*Aim of the task:*
Give only the number of lines below that contain the word "matplotlib".
↓↓↓
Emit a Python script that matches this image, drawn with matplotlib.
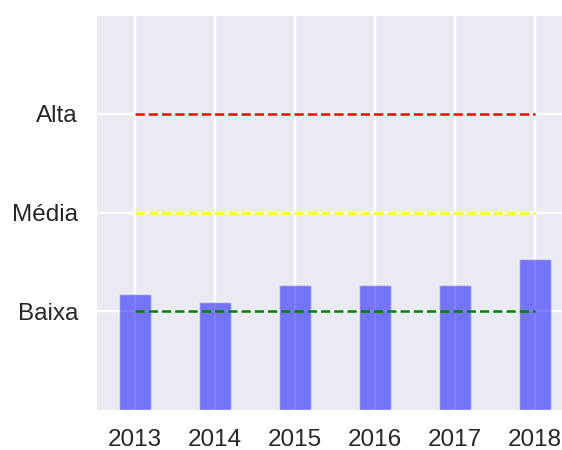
import matplotlib
matplotlib.use("Agg")
import matplotlib.pyplot as plt
import seaborn as sns

sns.set_style("darkgrid")
plt.rcParams['font.family'] = ['Liberation Sans', 'DejaVu Sans']

anos = [2013, 2014, 2015, 2016, 2017, 2018]
valores = [1.17, 1.09, 1.27, 1.27, 1.27, 1.53]
niveis = [1, 2, 3]
nomes_niveis = ['Baixa', 'Média', 'Alta']
cores_niveis = ['g', 'yellow', 'r']

fig = plt.figure(figsize=(5.62, 4.5), dpi=100)
ax = fig.add_axes([96/562, 40/450, 466/562, 395/450])

ax.bar(anos, valores, width=0.4, color='blue', alpha=0.5)

# linhas de referencia
for nivel, cor in zip(niveis, cores_niveis):
    ax.plot([anos[0], anos[-1]], [nivel, nivel], '--', color=cor, linewidth=1.8)

ax.set_xticks(anos)
ax.set_yticks(niveis)
ax.set_yticklabels(nomes_niveis)
ax.set_xlim(2012.515, 2018.34)
ax.set_ylim(0, 4)
ax.grid(True, color='white', linewidth=1.7)
ax.tick_params(axis='both', labelsize=17.5, length=0, colors='#262626')
ax.tick_params(axis='y', pad=13)
ax.tick_params(axis='x', pad=14)

fig.savefig('out.png', dpi=100)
↑↑↑
*Finished exercise:*
4